How quickly do you think AI’s broader economic impact is actually being felt?
If you zoom out, the technology is advancing extraordinarily quickly, arguably faster than many people realise. But the measurable economic impact at scale is sometimes slower than headlines suggest.
Large global businesses are still working out how to integrate AI deeply enough to transform their cost structures and operating models.
Marketing is slightly different because we’re already very technology-enabled. You can see real adoption happening, and real efficiencies emerging. That said, there is still a gap between the potential of the technology and its full operational implementation. We’re in a transitional period where the capability exists, but organisational change takes time.
What does this mean for jobs and talent within the industry?
I think AI makes the best people dramatically more effective. The most talented strategists, analysts, and planners can amplify their output significantly using these tools. That’s always been true with technology, but the multiplier effect is becoming more pronounced.
At the same time, it creates challenges, particularly for entry-level roles. Historically, junior positions existed partly to perform labour-intensive tasks that are now automated. That changes how people enter and learn within the industry. We’ve always believed strongly in bringing in young talent and developing it, and that remains essential, but the pathway is evolving.
More broadly, I think we’ll see roles shift rather than simply disappear. There will be greater emphasis on strategic thinking, interpretation, and creativity, areas where human judgement remains critical.
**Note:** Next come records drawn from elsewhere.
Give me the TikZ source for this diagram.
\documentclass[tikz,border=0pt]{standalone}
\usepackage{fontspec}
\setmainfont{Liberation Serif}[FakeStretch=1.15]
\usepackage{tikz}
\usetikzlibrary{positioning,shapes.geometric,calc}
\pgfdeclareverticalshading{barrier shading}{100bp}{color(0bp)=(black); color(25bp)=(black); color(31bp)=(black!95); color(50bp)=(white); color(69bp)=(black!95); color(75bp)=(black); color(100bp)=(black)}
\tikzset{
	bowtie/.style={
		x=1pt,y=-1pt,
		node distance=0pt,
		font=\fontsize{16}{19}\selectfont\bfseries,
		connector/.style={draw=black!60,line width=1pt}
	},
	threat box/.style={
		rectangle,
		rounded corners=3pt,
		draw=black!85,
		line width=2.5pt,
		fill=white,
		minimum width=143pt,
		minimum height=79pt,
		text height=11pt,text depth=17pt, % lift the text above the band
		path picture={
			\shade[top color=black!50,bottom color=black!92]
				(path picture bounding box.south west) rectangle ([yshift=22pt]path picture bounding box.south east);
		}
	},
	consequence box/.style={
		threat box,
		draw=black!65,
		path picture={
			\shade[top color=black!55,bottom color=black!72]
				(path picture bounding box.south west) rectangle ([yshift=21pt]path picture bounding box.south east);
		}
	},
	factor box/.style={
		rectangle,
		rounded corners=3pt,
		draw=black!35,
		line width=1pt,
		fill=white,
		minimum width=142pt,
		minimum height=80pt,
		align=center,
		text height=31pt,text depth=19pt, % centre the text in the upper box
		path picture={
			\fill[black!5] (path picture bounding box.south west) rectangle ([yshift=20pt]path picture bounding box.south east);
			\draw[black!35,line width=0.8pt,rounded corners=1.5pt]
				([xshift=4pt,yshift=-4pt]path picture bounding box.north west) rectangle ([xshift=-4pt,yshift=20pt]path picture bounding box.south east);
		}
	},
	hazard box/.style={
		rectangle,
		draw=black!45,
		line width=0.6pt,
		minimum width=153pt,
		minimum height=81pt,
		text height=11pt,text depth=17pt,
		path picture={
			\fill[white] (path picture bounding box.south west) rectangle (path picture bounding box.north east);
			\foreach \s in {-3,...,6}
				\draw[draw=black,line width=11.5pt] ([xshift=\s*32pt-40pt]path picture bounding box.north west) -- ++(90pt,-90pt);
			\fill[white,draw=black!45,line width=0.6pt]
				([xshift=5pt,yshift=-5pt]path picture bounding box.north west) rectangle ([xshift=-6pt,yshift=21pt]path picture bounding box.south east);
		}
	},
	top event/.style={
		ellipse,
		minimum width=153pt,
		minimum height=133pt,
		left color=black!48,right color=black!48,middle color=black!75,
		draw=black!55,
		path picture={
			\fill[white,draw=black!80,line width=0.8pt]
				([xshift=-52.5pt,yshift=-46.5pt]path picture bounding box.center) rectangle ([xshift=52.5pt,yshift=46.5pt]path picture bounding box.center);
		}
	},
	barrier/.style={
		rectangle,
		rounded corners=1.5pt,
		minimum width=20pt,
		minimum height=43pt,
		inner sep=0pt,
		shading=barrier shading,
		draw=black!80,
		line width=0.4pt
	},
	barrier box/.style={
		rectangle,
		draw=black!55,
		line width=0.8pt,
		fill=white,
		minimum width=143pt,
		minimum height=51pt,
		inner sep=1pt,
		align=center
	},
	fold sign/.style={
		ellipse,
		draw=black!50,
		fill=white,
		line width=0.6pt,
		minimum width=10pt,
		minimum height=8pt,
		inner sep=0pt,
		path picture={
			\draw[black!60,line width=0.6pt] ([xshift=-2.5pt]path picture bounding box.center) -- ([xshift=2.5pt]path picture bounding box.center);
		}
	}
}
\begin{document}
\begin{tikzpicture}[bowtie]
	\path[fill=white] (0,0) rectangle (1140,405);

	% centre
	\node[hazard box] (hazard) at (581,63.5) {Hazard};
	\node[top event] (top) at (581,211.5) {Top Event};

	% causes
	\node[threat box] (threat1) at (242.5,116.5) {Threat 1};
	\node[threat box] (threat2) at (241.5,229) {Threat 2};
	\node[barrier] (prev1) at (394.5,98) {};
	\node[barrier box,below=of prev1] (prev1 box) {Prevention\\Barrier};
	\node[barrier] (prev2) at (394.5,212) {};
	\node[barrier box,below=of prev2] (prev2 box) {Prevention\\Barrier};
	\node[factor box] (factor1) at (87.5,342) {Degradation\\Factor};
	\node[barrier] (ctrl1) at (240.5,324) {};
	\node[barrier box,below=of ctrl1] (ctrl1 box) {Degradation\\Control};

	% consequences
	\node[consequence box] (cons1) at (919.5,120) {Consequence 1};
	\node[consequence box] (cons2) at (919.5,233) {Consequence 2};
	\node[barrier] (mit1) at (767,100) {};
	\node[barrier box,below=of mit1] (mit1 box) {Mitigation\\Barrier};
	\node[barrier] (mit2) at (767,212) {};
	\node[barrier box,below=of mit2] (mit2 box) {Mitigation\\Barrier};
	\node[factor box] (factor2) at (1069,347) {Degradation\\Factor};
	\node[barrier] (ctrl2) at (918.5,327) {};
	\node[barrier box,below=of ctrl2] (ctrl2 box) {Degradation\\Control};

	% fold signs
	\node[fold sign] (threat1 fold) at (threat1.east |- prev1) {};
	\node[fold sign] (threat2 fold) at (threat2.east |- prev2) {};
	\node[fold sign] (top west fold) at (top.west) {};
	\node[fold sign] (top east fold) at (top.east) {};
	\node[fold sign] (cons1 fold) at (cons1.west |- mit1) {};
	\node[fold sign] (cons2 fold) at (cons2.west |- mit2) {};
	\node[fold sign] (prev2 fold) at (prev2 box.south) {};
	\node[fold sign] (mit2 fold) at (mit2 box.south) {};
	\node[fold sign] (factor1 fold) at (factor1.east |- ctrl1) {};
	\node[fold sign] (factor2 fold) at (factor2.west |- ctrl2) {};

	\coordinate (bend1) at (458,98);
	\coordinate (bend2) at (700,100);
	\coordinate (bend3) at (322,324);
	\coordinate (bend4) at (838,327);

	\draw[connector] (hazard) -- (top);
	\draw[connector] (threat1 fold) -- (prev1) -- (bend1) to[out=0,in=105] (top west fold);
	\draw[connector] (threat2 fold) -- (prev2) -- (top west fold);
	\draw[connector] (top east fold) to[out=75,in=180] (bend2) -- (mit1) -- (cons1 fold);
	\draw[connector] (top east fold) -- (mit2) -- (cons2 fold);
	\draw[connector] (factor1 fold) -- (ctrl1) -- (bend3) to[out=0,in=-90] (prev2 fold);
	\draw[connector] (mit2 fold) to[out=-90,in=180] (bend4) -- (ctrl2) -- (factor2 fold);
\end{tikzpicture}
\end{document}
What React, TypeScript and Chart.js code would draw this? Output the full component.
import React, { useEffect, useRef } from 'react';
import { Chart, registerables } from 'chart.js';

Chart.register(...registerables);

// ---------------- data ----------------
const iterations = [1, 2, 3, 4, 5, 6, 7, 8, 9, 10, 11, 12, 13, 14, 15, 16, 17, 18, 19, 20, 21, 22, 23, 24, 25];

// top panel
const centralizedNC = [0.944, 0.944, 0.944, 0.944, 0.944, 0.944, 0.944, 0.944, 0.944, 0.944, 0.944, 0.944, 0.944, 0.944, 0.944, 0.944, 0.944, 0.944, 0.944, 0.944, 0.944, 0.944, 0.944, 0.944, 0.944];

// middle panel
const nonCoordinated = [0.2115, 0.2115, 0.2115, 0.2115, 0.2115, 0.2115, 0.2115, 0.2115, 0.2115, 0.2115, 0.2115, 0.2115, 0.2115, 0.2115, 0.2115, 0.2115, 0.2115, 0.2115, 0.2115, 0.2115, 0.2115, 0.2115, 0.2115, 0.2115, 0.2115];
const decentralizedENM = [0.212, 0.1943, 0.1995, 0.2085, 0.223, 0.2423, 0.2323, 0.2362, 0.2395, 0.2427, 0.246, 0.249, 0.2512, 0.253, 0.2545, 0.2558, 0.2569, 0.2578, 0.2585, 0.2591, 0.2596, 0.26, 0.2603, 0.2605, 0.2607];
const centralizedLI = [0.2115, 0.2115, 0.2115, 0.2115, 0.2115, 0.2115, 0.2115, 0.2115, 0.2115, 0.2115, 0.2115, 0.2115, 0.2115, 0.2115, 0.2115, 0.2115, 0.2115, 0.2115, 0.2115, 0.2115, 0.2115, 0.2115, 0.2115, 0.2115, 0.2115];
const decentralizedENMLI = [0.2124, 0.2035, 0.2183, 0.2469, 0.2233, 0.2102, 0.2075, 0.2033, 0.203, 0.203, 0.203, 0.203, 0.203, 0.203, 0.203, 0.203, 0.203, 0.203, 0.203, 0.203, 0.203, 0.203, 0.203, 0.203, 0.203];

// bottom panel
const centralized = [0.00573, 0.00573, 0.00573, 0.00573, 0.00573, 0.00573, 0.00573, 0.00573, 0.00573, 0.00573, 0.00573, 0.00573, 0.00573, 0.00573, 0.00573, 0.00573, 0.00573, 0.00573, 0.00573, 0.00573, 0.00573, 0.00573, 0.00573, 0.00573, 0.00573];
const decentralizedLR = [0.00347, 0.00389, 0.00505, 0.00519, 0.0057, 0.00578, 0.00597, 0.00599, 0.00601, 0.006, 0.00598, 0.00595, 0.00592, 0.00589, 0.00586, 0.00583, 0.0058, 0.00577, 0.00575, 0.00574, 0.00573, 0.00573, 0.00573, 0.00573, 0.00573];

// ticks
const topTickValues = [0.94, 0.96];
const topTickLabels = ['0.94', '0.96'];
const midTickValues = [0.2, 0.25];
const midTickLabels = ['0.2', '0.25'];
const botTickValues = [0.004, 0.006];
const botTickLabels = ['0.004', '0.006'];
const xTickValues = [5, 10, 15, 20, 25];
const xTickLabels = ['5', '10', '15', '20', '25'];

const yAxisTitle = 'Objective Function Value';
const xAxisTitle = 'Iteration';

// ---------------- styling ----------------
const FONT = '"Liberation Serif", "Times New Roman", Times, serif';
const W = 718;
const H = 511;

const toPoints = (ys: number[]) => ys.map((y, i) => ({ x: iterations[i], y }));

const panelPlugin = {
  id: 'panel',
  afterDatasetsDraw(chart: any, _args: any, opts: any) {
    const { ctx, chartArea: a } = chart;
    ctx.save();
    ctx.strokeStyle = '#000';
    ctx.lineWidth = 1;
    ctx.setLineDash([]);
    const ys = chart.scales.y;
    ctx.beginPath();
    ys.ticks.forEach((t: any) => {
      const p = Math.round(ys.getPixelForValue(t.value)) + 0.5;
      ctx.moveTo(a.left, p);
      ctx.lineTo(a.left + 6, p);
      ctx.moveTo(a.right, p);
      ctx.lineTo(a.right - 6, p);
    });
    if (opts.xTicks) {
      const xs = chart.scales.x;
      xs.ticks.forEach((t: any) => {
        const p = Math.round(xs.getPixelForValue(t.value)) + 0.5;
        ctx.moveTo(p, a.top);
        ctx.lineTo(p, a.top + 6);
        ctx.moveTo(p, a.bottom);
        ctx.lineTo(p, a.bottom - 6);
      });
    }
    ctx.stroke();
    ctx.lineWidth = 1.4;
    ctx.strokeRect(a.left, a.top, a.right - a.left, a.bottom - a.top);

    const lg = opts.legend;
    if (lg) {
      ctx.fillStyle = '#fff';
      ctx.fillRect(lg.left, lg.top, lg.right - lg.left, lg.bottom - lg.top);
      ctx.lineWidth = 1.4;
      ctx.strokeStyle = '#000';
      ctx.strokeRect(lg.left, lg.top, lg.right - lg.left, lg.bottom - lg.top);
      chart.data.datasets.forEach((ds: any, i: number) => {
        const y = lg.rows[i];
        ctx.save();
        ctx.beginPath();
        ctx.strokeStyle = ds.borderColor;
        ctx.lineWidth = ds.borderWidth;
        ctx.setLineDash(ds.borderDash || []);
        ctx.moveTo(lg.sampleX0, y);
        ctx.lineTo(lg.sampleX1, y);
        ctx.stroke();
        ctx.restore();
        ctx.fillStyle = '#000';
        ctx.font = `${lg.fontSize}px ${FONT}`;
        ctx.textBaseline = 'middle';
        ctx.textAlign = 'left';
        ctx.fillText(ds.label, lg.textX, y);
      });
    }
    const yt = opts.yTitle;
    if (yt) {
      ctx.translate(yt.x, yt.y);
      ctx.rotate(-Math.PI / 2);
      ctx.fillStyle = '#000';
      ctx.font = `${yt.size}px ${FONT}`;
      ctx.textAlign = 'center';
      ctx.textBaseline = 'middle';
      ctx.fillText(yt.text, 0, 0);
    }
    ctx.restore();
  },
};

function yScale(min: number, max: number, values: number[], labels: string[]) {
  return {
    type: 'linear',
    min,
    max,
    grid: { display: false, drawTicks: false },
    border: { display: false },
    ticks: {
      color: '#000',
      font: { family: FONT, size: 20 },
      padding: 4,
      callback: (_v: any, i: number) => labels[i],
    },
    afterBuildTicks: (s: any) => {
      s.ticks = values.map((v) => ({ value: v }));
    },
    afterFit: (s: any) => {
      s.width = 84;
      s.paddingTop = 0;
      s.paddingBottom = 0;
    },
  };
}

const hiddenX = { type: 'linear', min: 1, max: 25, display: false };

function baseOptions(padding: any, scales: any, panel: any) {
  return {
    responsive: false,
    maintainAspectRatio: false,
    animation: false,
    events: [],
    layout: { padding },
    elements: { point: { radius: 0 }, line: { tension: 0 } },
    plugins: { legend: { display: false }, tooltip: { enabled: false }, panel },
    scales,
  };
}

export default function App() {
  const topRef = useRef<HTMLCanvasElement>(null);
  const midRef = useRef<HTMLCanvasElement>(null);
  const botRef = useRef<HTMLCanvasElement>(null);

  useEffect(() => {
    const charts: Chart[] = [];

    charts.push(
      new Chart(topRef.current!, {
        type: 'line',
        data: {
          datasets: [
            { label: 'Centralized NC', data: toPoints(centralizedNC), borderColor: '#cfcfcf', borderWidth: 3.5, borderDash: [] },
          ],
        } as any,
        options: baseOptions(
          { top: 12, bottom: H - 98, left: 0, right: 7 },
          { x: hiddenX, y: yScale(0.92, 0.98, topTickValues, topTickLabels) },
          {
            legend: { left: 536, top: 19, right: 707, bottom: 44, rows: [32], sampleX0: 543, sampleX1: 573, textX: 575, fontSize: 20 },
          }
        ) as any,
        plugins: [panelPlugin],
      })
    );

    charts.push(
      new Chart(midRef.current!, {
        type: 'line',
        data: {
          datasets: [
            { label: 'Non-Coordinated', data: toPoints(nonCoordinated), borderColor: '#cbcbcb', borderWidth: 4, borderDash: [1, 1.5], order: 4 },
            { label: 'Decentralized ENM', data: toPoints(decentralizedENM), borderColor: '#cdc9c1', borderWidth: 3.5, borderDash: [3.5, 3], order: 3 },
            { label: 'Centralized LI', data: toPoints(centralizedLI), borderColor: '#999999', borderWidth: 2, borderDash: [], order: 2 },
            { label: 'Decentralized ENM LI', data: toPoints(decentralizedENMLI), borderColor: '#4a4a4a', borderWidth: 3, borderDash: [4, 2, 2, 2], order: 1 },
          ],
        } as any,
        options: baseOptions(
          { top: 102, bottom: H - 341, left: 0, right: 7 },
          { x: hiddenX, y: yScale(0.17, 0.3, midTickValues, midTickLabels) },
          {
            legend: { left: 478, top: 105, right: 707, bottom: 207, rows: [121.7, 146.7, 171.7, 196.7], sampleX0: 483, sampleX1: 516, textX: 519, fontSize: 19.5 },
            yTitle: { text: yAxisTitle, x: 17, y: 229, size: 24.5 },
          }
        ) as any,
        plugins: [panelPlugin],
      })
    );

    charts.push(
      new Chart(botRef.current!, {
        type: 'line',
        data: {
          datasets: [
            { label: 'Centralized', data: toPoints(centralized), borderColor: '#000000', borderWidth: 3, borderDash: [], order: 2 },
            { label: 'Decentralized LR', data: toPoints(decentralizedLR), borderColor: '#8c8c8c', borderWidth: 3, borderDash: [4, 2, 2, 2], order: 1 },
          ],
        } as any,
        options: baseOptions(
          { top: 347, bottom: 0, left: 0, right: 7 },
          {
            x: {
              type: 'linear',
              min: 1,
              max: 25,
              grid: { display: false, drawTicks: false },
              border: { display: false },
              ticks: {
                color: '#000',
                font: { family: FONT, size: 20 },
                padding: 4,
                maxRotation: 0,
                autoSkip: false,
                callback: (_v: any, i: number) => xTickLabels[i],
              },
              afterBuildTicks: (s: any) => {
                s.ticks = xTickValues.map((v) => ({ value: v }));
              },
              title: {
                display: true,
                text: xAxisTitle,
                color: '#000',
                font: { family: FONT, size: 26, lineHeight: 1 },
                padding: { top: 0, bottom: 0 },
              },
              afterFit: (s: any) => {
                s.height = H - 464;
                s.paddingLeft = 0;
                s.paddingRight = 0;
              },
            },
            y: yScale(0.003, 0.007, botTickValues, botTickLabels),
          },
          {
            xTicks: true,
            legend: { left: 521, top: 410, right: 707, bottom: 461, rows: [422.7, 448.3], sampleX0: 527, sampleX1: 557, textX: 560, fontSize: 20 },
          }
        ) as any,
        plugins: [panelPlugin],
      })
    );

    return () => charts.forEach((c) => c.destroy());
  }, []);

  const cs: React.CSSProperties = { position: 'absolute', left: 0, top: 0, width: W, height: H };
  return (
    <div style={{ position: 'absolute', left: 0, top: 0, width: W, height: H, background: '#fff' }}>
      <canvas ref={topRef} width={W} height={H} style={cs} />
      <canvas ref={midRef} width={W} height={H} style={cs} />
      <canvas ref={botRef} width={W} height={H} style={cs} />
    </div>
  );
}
AI handles repetitive and analytical tasks extremely well, but the ability to define the right questions, interpret nuance, and connect insights to real-world business outcomes is still fundamentally human.
Ultimately, AI is both an efficiency engine and an augmentation tool. It raises the ceiling for what organisations and individuals can achieve, but it also forces structural change. The next few years will be defined by how effectively companies and talent adapt to that new reality.